** START SOURCE MATERIAL **
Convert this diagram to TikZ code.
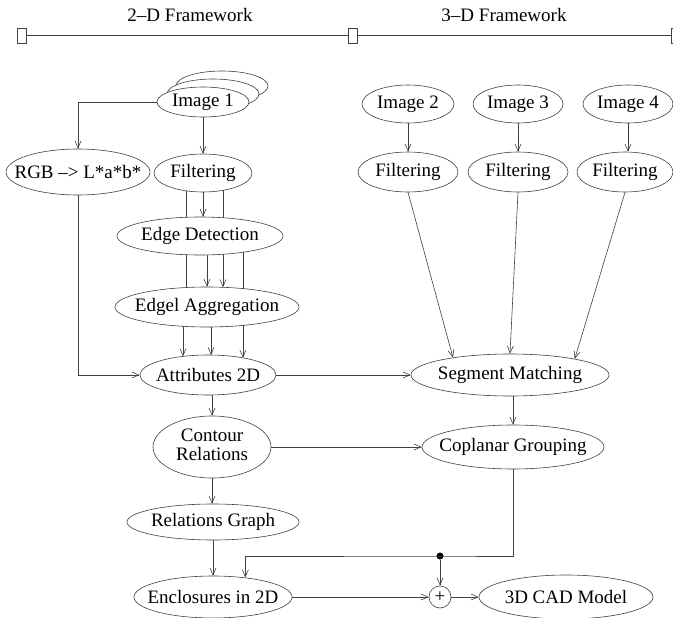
\documentclass[tikz,border=0pt]{standalone}
\usepackage{fontspec}
\setmainfont{Liberation Serif}
\usetikzlibrary{shapes.geometric,arrows.meta,calc}
\newcommand\nt[1]{\makebox[0pt]{#1}}
\begin{document}
\begin{tikzpicture}[x=1pt,y=-1pt,
  font=\fontsize{19}{22}\selectfont,
  ell/.style={draw=black!75, line width=0.6pt, ellipse, inner sep=0pt, fill=white},
  sz/.style 2 args={minimum width=#1pt, minimum height=#2pt},
  ln/.style={draw=black!75, line width=0.6pt},
  arr/.style={draw=black!75, line width=0.6pt, -{Straight Barb[length=7pt,width=6pt]}},
  brk/.style={draw=black!75, line width=0.6pt, rectangle, inner sep=0pt, minimum width=9pt, minimum height=15pt},
  lab/.style={inner sep=0pt}]
\useasboundingbox (0,0) rectangle (673,618);

% header
\node[lab] (t2d) at (190,15) {2--D Framework};
\node[lab] (t3d) at (504,15) {3--D Framework};
\node[brk] (b1) at (21.5,35.5) {};
\node[brk] (b2) at (352.5,35.5) {};
\node[brk] (b3) at (675.5,35.5) {};
\draw[ln] (b1.east) -- (b2.west);
\draw[ln] (b2.east) -- (b3.west);

% left column
\node[ell,sz={92}{30}] (img1c) at (222,86) {};
\node[ell,sz={92}{30}] (img1b) at (213,94) {};
\node[ell,sz={92}{30}] (img1) at (203,102) {\nt{Image 1}};
\node[ell,sz={144}{46}] (rgb) at (78,172) {\nt{RGB --> L*a*b*}};
\node[ell,sz={98}{38}] (filt1) at (203,173) {\nt{Filtering}};
\node[ell,sz={166}{38}] (edge) at (200,236) {\nt{Edge Detection}};
\node[ell,sz={184}{40}] (edgel) at (207,307) {\nt{Edgel Aggregation}};
\node[ell,sz={136}{40}] (attr) at (208,375) {\nt{Attributes 2D}};
\node[ell,sz={118}{62}] (contour) at (212,447) {\nt{\begin{tabular}{@{}c@{}}Contour\\[-3pt]Relations\end{tabular}}};
\node[ell,sz={172}{36}] (relg) at (213,522) {\nt{Relations Graph}};
\node[ell,sz={158}{42}] (encl) at (213,597) {\nt{Enclosures in 2D}};

% right column
\node[ell,sz={92}{38}] (img2) at (408,104) {\nt{Image 2}};
\node[ell,sz={90}{38}] (img3) at (518,104) {\nt{Image 3}};
\node[ell,sz={90}{38}] (img4) at (628,104) {\nt{Image 4}};
\node[ell,sz={100}{40}] (f2) at (408,172) {\nt{Filtering}};
\node[ell,sz={100}{40}] (f3) at (518,172) {\nt{Filtering}};
\node[ell,sz={96}{40}] (f4) at (625,172) {\nt{Filtering}};
\node[ell,sz={198}{42}] (seg) at (510,375) {\nt{Segment Matching}};
\node[ell,sz={182}{44}] (cop) at (513,447) {\nt{Coplanar Grouping}};
\node[draw=black!75, line width=0.6pt, circle, inner sep=0pt, minimum size=22pt] (plus) at (440,597) {+};
\node[ell,sz={174}{44}] (cad) at (566,597) {\nt{3D CAD Model}};
\node[circle, fill=black, inner sep=0pt, minimum size=7pt] (dot) at (440,556) {};

% connectors left
\draw[arr] (img1.south) -- (filt1.north);
\draw[arr] (img1.west) -| (rgb.north);
\draw[ln] ($(filt1.center)+(-17,17.8)$) -- ($(edge.center)+(-14,-18.7)$);
\draw[ln] ($(filt1.center)+(20,17.3)$) -- ($(edge.center)+(23,-18.3)$);
\draw[arr] (filt1.south) -- (filt1.south |- edge.north);
\draw[ln] ($(edge.center)+(-14,18.7)$) -- ($(edgel.center)+(-21,-19.5)$);
\draw[arr] ($(edge.center)+(7,18.9)$) -- (edgel.north);
\draw[arr] ($(edge.center)+(23,18.3)$) -- ($(edgel.center)+(16,-19.7)$);
\draw[ln] ($(edge.center)+(43,16.2)$) -- ($(edgel.center)+(36,-18.4)$);
\draw[arr] ($(edgel.center)+(-24,19.3)$) -- ($(attr.center)+(-25,-18.6)$);
\draw[arr] ($(edgel.center)+(4,20)$) -- ($(attr.center)+(3,-20)$);
\draw[arr] ($(edgel.center)+(36,18.4)$) -- ($(attr.center)+(35,-17.1)$);
\draw[arr] (rgb.south) |- (attr.west);
\draw[arr] (attr.south -| contour.north) -- (contour.north);
\draw[arr] (contour.south) -- (contour.south |- relg.north);
\draw[arr] (relg.south) -- (relg.south |- encl.north);

% connectors right
\draw[arr] (img2.south) -- (f2.north);
\draw[arr] (img3.south) -- (f3.north);
\draw[arr] (img4.south) -- (img4.south |- f4.north);
\draw[arr] (f2.south) -- (seg.163.7);
\draw[arr] (f3.south) -- (seg.north);
\draw[arr] (f4.south) -- (seg.14.8);
\draw[arr] (attr.east) -- (seg.west);
\draw[arr] (seg.south -| cop.north) -- (cop.north);
\draw[arr] (contour.east) -- (cop.west);
\draw[arr] (cop.south) |- (dot.center) -| (encl.31.9);
\draw[arr] (dot.south) -- (plus.north);
\draw[arr] (encl.east) -- (plus.west);
\draw[arr] (plus.east) -- (cad.west);
\end{tikzpicture}
\end{document}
** END SOURCE MATERIAL **
» AIM: Write out the material above again, word for word, minus its pictures.

» EXPECTED ANSWER:
Convert this diagram to TikZ code.
\documentclass[tikz,border=0pt]{standalone}
\usepackage{fontspec}
\setmainfont{Liberation Serif}
\usetikzlibrary{shapes.geometric,arrows.meta,calc}
\newcommand\nt[1]{\makebox[0pt]{#1}}
\begin{document}
\begin{tikzpicture}[x=1pt,y=-1pt,
  font=\fontsize{19}{22}\selectfont,
  ell/.style={draw=black!75, line width=0.6pt, ellipse, inner sep=0pt, fill=white},
  sz/.style 2 args={minimum width=#1pt, minimum height=#2pt},
  ln/.style={draw=black!75, line width=0.6pt},
  arr/.style={draw=black!75, line width=0.6pt, -{Straight Barb[length=7pt,width=6pt]}},
  brk/.style={draw=black!75, line width=0.6pt, rectangle, inner sep=0pt, minimum width=9pt, minimum height=15pt},
  lab/.style={inner sep=0pt}]
\useasboundingbox (0,0) rectangle (673,618);

% header
\node[lab] (t2d) at (190,15) {2--D Framework};
\node[lab] (t3d) at (504,15) {3--D Framework};
\node[brk] (b1) at (21.5,35.5) {};
\node[brk] (b2) at (352.5,35.5) {};
\node[brk] (b3) at (675.5,35.5) {};
\draw[ln] (b1.east) -- (b2.west);
\draw[ln] (b2.east) -- (b3.west);

% left column
\node[ell,sz={92}{30}] (img1c) at (222,86) {};
\node[ell,sz={92}{30}] (img1b) at (213,94) {};
\node[ell,sz={92}{30}] (img1) at (203,102) {\nt{Image 1}};
\node[ell,sz={144}{46}] (rgb) at (78,172) {\nt{RGB --> L*a*b*}};
\node[ell,sz={98}{38}] (filt1) at (203,173) {\nt{Filtering}};
\node[ell,sz={166}{38}] (edge) at (200,236) {\nt{Edge Detection}};
\node[ell,sz={184}{40}] (edgel) at (207,307) {\nt{Edgel Aggregation}};
\node[ell,sz={136}{40}] (attr) at (208,375) {\nt{Attributes 2D}};
\node[ell,sz={118}{62}] (contour) at (212,447) {\nt{\begin{tabular}{@{}c@{}}Contour\\[-3pt]Relations\end{tabular}}};
\node[ell,sz={172}{36}] (relg) at (213,522) {\nt{Relations Graph}};
\node[ell,sz={158}{42}] (encl) at (213,597) {\nt{Enclosures in 2D}};

% right column
\node[ell,sz={92}{38}] (img2) at (408,104) {\nt{Image 2}};
\node[ell,sz={90}{38}] (img3) at (518,104) {\nt{Image 3}};
\node[ell,sz={90}{38}] (img4) at (628,104) {\nt{Image 4}};
\node[ell,sz={100}{40}] (f2) at (408,172) {\nt{Filtering}};
\node[ell,sz={100}{40}] (f3) at (518,172) {\nt{Filtering}};
\node[ell,sz={96}{40}] (f4) at (625,172) {\nt{Filtering}};
\node[ell,sz={198}{42}] (seg) at (510,375) {\nt{Segment Matching}};
\node[ell,sz={182}{44}] (cop) at (513,447) {\nt{Coplanar Grouping}};
\node[draw=black!75, line width=0.6pt, circle, inner sep=0pt, minimum size=22pt] (plus) at (440,597) {+};
\node[ell,sz={174}{44}] (cad) at (566,597) {\nt{3D CAD Model}};
\node[circle, fill=black, inner sep=0pt, minimum size=7pt] (dot) at (440,556) {};

% connectors left
\draw[arr] (img1.south) -- (filt1.north);
\draw[arr] (img1.west) -| (rgb.north);
\draw[ln] ($(filt1.center)+(-17,17.8)$) -- ($(edge.center)+(-14,-18.7)$);
\draw[ln] ($(filt1.center)+(20,17.3)$) -- ($(edge.center)+(23,-18.3)$);
\draw[arr] (filt1.south) -- (filt1.south |- edge.north);
\draw[ln] ($(edge.center)+(-14,18.7)$) -- ($(edgel.center)+(-21,-19.5)$);
\draw[arr] ($(edge.center)+(7,18.9)$) -- (edgel.north);
\draw[arr] ($(edge.center)+(23,18.3)$) -- ($(edgel.center)+(16,-19.7)$);
\draw[ln] ($(edge.center)+(43,16.2)$) -- ($(edgel.center)+(36,-18.4)$);
\draw[arr] ($(edgel.center)+(-24,19.3)$) -- ($(attr.center)+(-25,-18.6)$);
\draw[arr] ($(edgel.center)+(4,20)$) -- ($(attr.center)+(3,-20)$);
\draw[arr] ($(edgel.center)+(36,18.4)$) -- ($(attr.center)+(35,-17.1)$);
\draw[arr] (rgb.south) |- (attr.west);
\draw[arr] (attr.south -| contour.north) -- (contour.north);
\draw[arr] (contour.south) -- (contour.south |- relg.north);
\draw[arr] (relg.south) -- (relg.south |- encl.north);

% connectors right
\draw[arr] (img2.south) -- (f2.north);
\draw[arr] (img3.south) -- (f3.north);
\draw[arr] (img4.south) -- (img4.south |- f4.north);
\draw[arr] (f2.south) -- (seg.163.7);
\draw[arr] (f3.south) -- (seg.north);
\draw[arr] (f4.south) -- (seg.14.8);
\draw[arr] (attr.east) -- (seg.west);
\draw[arr] (seg.south -| cop.north) -- (cop.north);
\draw[arr] (contour.east) -- (cop.west);
\draw[arr] (cop.south) |- (dot.center) -| (encl.31.9);
\draw[arr] (dot.south) -- (plus.north);
\draw[arr] (encl.east) -- (plus.west);
\draw[arr] (plus.east) -- (cad.west);
\end{tikzpicture}
\end{document}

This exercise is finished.